## start Records to process

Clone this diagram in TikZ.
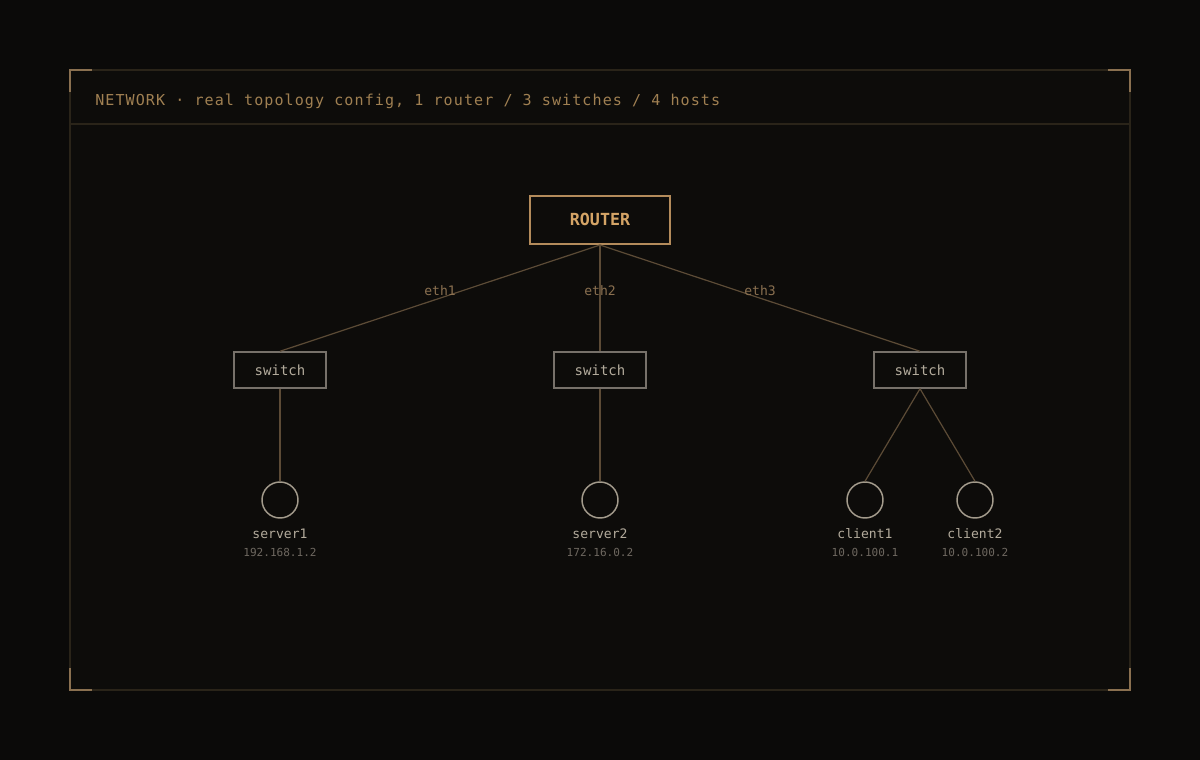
\documentclass[tikz,border=0pt]{standalone}
\usepackage{fontspec}
\setmonofont{DejaVu Sans Mono}
\newfontfamily\titlefont[LetterSpace=7.1]{DejaVu Sans Mono}
\definecolor{bg}{HTML}{0B0A09}
\definecolor{panel}{HTML}{0D0C0A}
\definecolor{frame}{HTML}{2A2419}
\definecolor{corner}{HTML}{8A7050}
\definecolor{title}{HTML}{A08052}
\definecolor{router}{HTML}{B38B5B}
\definecolor{routertext}{HTML}{D4A466}
\definecolor{gray}{HTML}{77716A}
\definecolor{label}{HTML}{B3AB9C}
\definecolor{ip}{HTML}{6E6860}
\definecolor{wire}{HTML}{5C4B36}
\definecolor{eth}{HTML}{8A7050}
\definecolor{hostc}{HTML}{A39B8C}
\tikzset{
  routerbox/.style={draw=router, line width=1.5pt, fill=panel, minimum width=105pt, minimum height=36pt, inner sep=0pt, text=routertext, font=\ttfamily\bfseries\fontsize{12.5}{14}\selectfont},
  switchbox/.style={draw=gray, line width=1.1pt, fill=panel, minimum width=69pt, minimum height=27pt, inner sep=0pt, text=label, font=\ttfamily\fontsize{10.5}{12}\selectfont},
  hostnode/.style={draw=hostc, line width=1.1pt, circle, minimum size=27pt, inner sep=0pt},
  wireline/.style={draw=wire, line width=0.9pt},
  ethlabel/.style={text=eth, font=\ttfamily\fontsize{9.8}{11}\selectfont},
  namelabel/.style={text=label, font=\ttfamily\fontsize{9.8}{11}\selectfont},
  iplabel/.style={text=ip, font=\ttfamily\fontsize{8.3}{10}\selectfont},
  cornerline/.style={draw=corner, line width=1.3pt},
}
\begin{document}
\begin{tikzpicture}[x=0.75pt,y=-0.75pt]
\fill[bg] (0,0) rectangle (1200,760);
\useasboundingbox (0,0) rectangle (1200,760);
\fill[panel] (70,70) rectangle (1130,690);
\draw[frame, line width=1pt] (70,70) rectangle (1130,690);
\draw[frame, line width=1.2pt] (70,124) -- (1130,124);
% corners
\draw[cornerline] (70,92) -- (70,70) -- (92,70);
\draw[cornerline] (1108,70) -- (1130,70) -- (1130,92);
\draw[cornerline] (70,668) -- (70,690) -- (92,690);
\draw[cornerline] (1108,690) -- (1130,690) -- (1130,668);
% title
\node[anchor=west, text=title, font=\titlefont\fontsize{11.3}{13}\selectfont, inner sep=0pt] (ttl) at (95,101) {NETWORK · real topology config, 1 router / 3 switches / 4 hosts};
% nodes
\node[routerbox] (r) at (600,220) {\raisebox{0.8pt}{ROUTER}};
\node[switchbox] (s1) at (280,370) {switch};
\node[switchbox] (s2) at (600,370) {switch};
\node[switchbox] (s3) at (920,370) {switch};
\node[hostnode] (h1) at (280,500) {};
\node[hostnode] (h2) at (600,500) {};
\node[hostnode] (h3) at (865,500) {};
\node[hostnode] (h4) at (975,500) {};
% wires
\draw[wireline] (r.south) -- (s1.north);
\draw[wireline] (r.south) -- (s2.north);
\draw[wireline] (r.south) -- (s3.north);
\draw[wireline] (s1.south) -- (h1.north);
\draw[wireline] (s2.south) -- (h2.north);
\draw[wireline] (s3.south) -- (h3.north);
\draw[wireline] (s3.south) -- (h4.north);
% eth labels
\node[ethlabel] (e1) at (440,291) {eth1};
\node[ethlabel] (e2) at (600,291) {eth2};
\node[ethlabel] (e3) at (760,291) {eth3};
% host labels
\node[namelabel] (n1) at (280,534) {server1};
\node[iplabel] (i1) at (280,552) {192.168.1.2};
\node[namelabel] (n2) at (600,534) {server2};
\node[iplabel] (i2) at (600,552) {172.16.0.2};
\node[namelabel] (n3) at (865,534) {client1};
\node[iplabel] (i3) at (865,552) {10.0.100.1};
\node[namelabel] (n4) at (975,534) {client2};
\node[iplabel] (i4) at (975,552) {10.0.100.2};
\end{tikzpicture}
\end{document}
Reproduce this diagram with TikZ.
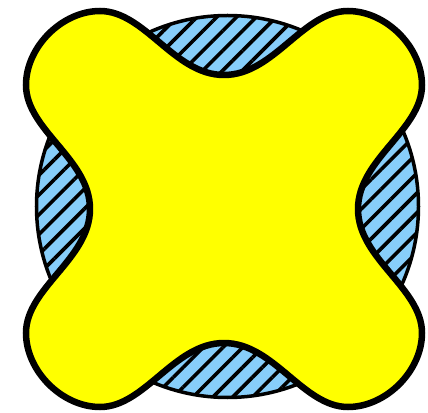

## end Records to process

### Brief:
Copy out all lines where the word "diagram" appears.

### Result of this exercise:
Clone this diagram in TikZ.
Reproduce this diagram with TikZ.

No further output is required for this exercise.